Yeah, they were bigger than everybody thought. So that was a pleasant surprise in the other direction. But what people are wondering now, of course, is can people keep up the momentum? But you also have to add into that mix: not all forms of protest are getting out onto the street. There’s other things that people can do that may not be as immediately visible, but that are nevertheless forms of protest.
Do you view works of art like your writing and this show as forms of protest?
No, I was thinking more of all these leaking sites that have sprung up around the government. The alt parks service, the alt White House staff, all of these different anonymous people who are giving us news from inside. I don’t think that’s ever happened before. I don’t remember anything like that before.

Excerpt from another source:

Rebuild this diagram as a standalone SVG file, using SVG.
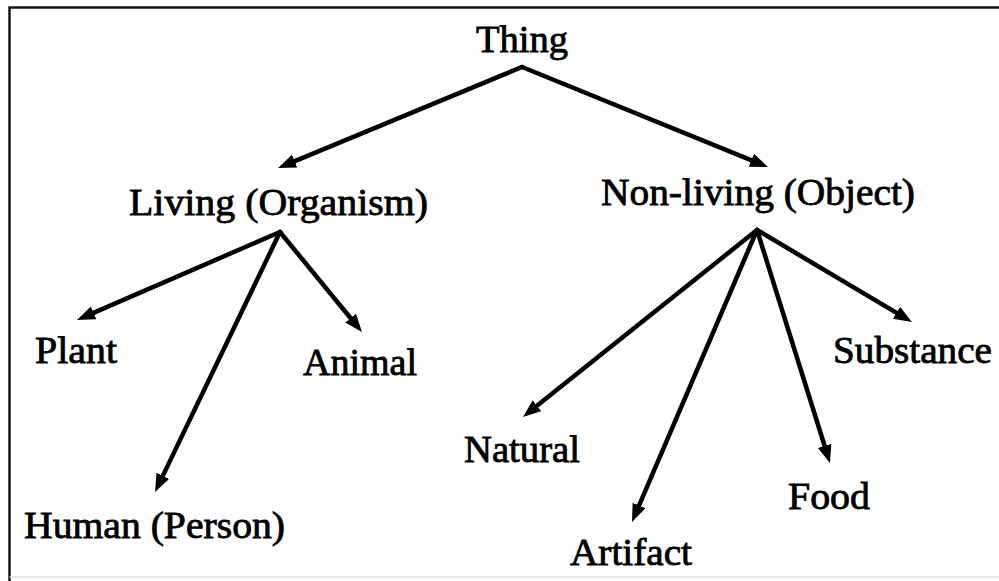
<svg xmlns="http://www.w3.org/2000/svg" width="999" height="581" viewBox="0 0 999 581">
  <style>
    .label { font-family: "Liberation Serif", "Times New Roman", serif; font-size: 37px; fill: #000; stroke: #000; stroke-width: 0.8; }
    .edge { stroke: #000; stroke-width: 4.5; fill: none; stroke-linecap: round; marker-end: url(#head); }
    .frame { stroke: #151515; stroke-width: 2.5; fill: none; }
  </style>
  <defs>
    <marker id="head" markerUnits="userSpaceOnUse" markerWidth="20" markerHeight="16" refX="7" refY="7" orient="auto">
      <path d="M0,0 L18,7 L0,14 z" fill="#000"/>
    </marker>
  </defs>
  <rect width="999" height="581" fill="#fff"/>

  <!-- frame -->
  <g id="frame">
    <path class="frame" d="M9.5,581 V7.5 H999"/>
    <path d="M9.5,577 H999" stroke="#dcdcdc" stroke-width="1.5"/>
  </g>

  <!-- connectors -->
  <g id="connectors">
    <path class="edge" d="M522,67 L288.2,163.8"/>
    <path class="edge" d="M522,67 L757.8,162.9"/>
    <path class="edge" d="M280,232 L87.1,315.6"/>
    <path class="edge" d="M280,232 L159.8,482.1"/>
    <path class="edge" d="M280,232 L355,323.5"/>
    <path class="edge" d="M757,230 L531.6,410.1"/>
    <path class="edge" d="M757,230 L636.3,511.9"/>
    <path class="edge" d="M757,230 L826.7,452.5"/>
    <path class="edge" d="M757,230 L902.5,316.4"/>
  </g>

  <!-- nodes -->
  <g id="thing"><text class="label" x="476" y="52" textLength="92" lengthAdjust="spacingAndGlyphs">Thing</text></g>
  <g id="living"><text class="label" x="129" y="215" textLength="299" lengthAdjust="spacingAndGlyphs">Living (Organism)</text></g>
  <g id="nonliving"><text class="label" x="601" y="205" textLength="314" lengthAdjust="spacingAndGlyphs">Non-living (Object)</text></g>
  <g id="plant"><text class="label" x="35" y="363" textLength="82" lengthAdjust="spacingAndGlyphs">Plant</text></g>
  <g id="animal"><text class="label" x="303" y="375" textLength="114" lengthAdjust="spacingAndGlyphs">Animal</text></g>
  <g id="human"><text class="label" x="24" y="538" textLength="261" lengthAdjust="spacingAndGlyphs">Human (Person)</text></g>
  <g id="natural"><text class="label" x="464" y="462" textLength="116" lengthAdjust="spacingAndGlyphs">Natural</text></g>
  <g id="artifact"><text class="label" x="570" y="565" textLength="122" lengthAdjust="spacingAndGlyphs">Artifact</text></g>
  <g id="food"><text class="label" x="788" y="509" textLength="82" lengthAdjust="spacingAndGlyphs">Food</text></g>
  <g id="substance"><text class="label" x="833" y="363" textLength="159" lengthAdjust="spacingAndGlyphs">Substance</text></g>
</svg>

How involved have you been in turning the book into a television series?
First of all, it wasn’t my deal. The television rights went with the original film deal, so it was actually an MGM/Hulu deal, but then they asked whether I could be a consulting producer and I said yes. What that meant was that I talked to people, but it did not mean that I had ultimate say over everything—or anything. It’s a very good team and there are some differences from the book, but we discussed those and I see the rationale for them. All and all I think it’s been very positive and all of the people involved are not only dedicated to the project, but very experienced and skilled in their field of expertise. So I’ve been lucky.
It’s interesting to see how even in the first episode there are things that happen that don’t come until very late in the book. So that seems to indicate that we will be going well beyond what you envisioned in the book.
Yeah, they did go beyond. And one of the ways in which they go beyond is that in the book, if a character disappears from view, the central narrator has no way of knowing what has happened to that person. Because it’s her point of view throughout. But in the television series, we can follow some of those people behind the scenes of the book and find out what is happening to them.
Did Elisabeth Moss bring anything to the character of Offred that surprised you?
Oh I think she’s doing a terrific job. It’s a very difficult thing to do, because you have to convey emotion without saying anything. And at the same time, concealing that emotion from the other people who are in the scene. So you’re conveying an emotion to the viewers that you’re trying to conceal from the people in the scene, and that’s a pretty tricky thing to do.
Reading the book, this passage jumped out at me: “I’m ravenous for news, any kind of news; even it’s false news, it must mean something.” Did you predict our “fake news” phenomenon?
No, I think George Orwell predicted it. And George Orwell didn’t even predict it, he observed it. Because totalitarian regimes, which have been numerous in the 20th and early 21st centuries, always try to control the news. They always try to get rid of journalists who are independent. And they always try to set up news organizations of their own. So I’ve seen many of them and I’ve also seen samizdat, which is real news circulated unofficially. So it’s a phenomenon that has to do with the attempt to control.